* _Do this_
Restate the data below word for word. Skip any images it contains.

* _Raw data_
※ ※ ※
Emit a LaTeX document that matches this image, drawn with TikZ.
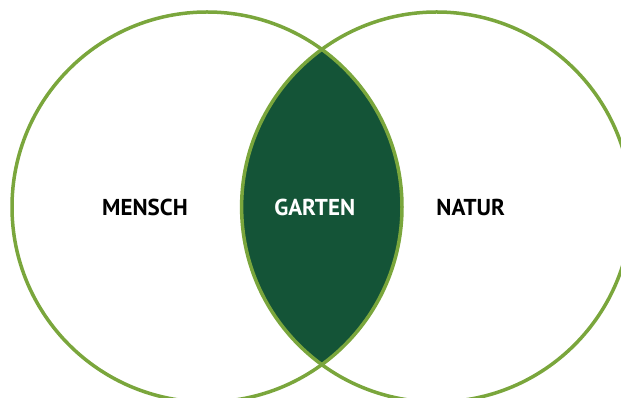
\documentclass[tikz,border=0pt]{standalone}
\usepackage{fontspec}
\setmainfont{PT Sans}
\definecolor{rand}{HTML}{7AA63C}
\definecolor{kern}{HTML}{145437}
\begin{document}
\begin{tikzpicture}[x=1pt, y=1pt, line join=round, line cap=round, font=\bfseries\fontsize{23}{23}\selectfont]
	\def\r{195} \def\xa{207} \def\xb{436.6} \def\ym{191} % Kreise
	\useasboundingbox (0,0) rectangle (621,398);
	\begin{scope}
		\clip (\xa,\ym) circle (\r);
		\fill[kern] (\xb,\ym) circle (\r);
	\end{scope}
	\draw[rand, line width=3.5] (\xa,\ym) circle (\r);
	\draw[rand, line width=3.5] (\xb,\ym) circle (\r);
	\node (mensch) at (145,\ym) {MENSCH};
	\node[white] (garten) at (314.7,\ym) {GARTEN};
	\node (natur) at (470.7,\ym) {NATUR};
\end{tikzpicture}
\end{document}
※ ※ ※
* _Exercise response_
Emit a LaTeX document that matches this image, drawn with TikZ.
\documentclass[tikz,border=0pt]{standalone}
\usepackage{fontspec}
\setmainfont{PT Sans}
\definecolor{rand}{HTML}{7AA63C}
\definecolor{kern}{HTML}{145437}
\begin{document}
\begin{tikzpicture}[x=1pt, y=1pt, line join=round, line cap=round, font=\bfseries\fontsize{23}{23}\selectfont]
	\def\r{195} \def\xa{207} \def\xb{436.6} \def\ym{191} % Kreise
	\useasboundingbox (0,0) rectangle (621,398);
	\begin{scope}
		\clip (\xa,\ym) circle (\r);
		\fill[kern] (\xb,\ym) circle (\r);
	\end{scope}
	\draw[rand, line width=3.5] (\xa,\ym) circle (\r);
	\draw[rand, line width=3.5] (\xb,\ym) circle (\r);
	\node (mensch) at (145,\ym) {MENSCH};
	\node[white] (garten) at (314.7,\ym) {GARTEN};
	\node (natur) at (470.7,\ym) {NATUR};
\end{tikzpicture}
\end{document}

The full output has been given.